The officials banned include ex-Chairman and MD Kapil Wadhawan, ex-Director Dheeraj Wadhawan, former non-executive directors Rakesh and Sarang Wadhawan, former CEO Harshil Mehta, and former CFO Santosh Sharma. These officials either orchestrated, aided, or failed to stop a scheme that misrepresented DHFL’s financial health and misled investors, Sebi said in its order.

DHFL, once a major housing finance company, was in the business of providing loans for home construction or purchase, as well as loans against property. In 2021, it was acquired by the Piramal Group for Rs 34,250 crore and merged with Piramal Capital Housing Finance.

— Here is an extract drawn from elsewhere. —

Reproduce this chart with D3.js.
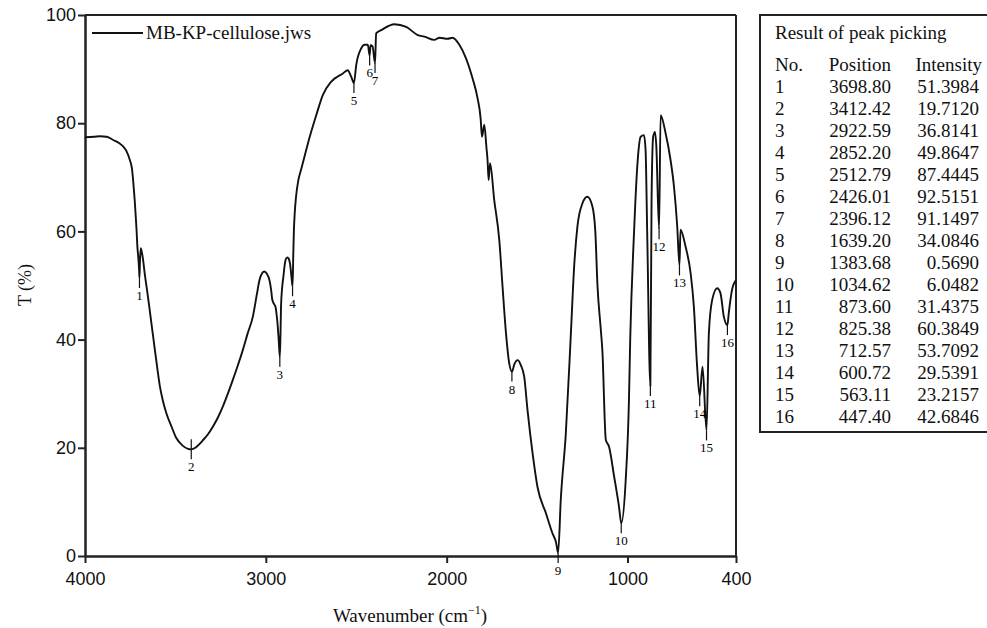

Its shares were delisted from both the exchanges – National Stock Exchange and Bombay Stock Exchange, in June 2021.

The DHFL Fund Diversion Case

Sebi’s investigation found that DHFL, between FY 2006-07 and FY 2018-19, diverted Rs 11,548.95 crore to 87 “Bandra Book Entities” (BBEs) linked to its promoters. These loans, Sebi said, were disguised in company records as small-ticket home loans.

“Amounts disbursed to 87 unique BBEs are shown as small fictitious home loan accounts and actual repayment made by the BBEs was distributed into numerous fictitious loan accounts of smaller amounts,” Sebi said in its order.

The regulator added that loans to these entities, which made up nearly a quarter of DHFL’s loan book, were not reported as related-party transactions even though the promoters had “significant influence” over them.

“If the company had presented the real picture of its financial statements excluding the interest income from the loans given to the BBEs, the company would have been reporting losses as early as FY 2007–08,” the regulator said.

How DHFL Used To Divert Funds

Investigations found that DHFL kept records of these loans in several different accounting systems and structured them in a way that concealed their true nature. The transactions bypassed standard loan approval processes and were routed through specific bank accounts.

All BBEs were found to be connected to each other and to the promoters, and several of them shared common directors. Some of the funds these BBEs received were invested into other companies connected to the promoters. Later, some of these loans were shifted from the retail loan category to wholesale borrowers.

According to Sebi, this misrepresentation went on for over ten years and created a false impression of DHFL’s financial performance and hid the fact that it could have been making losses since as far back as 2007-08.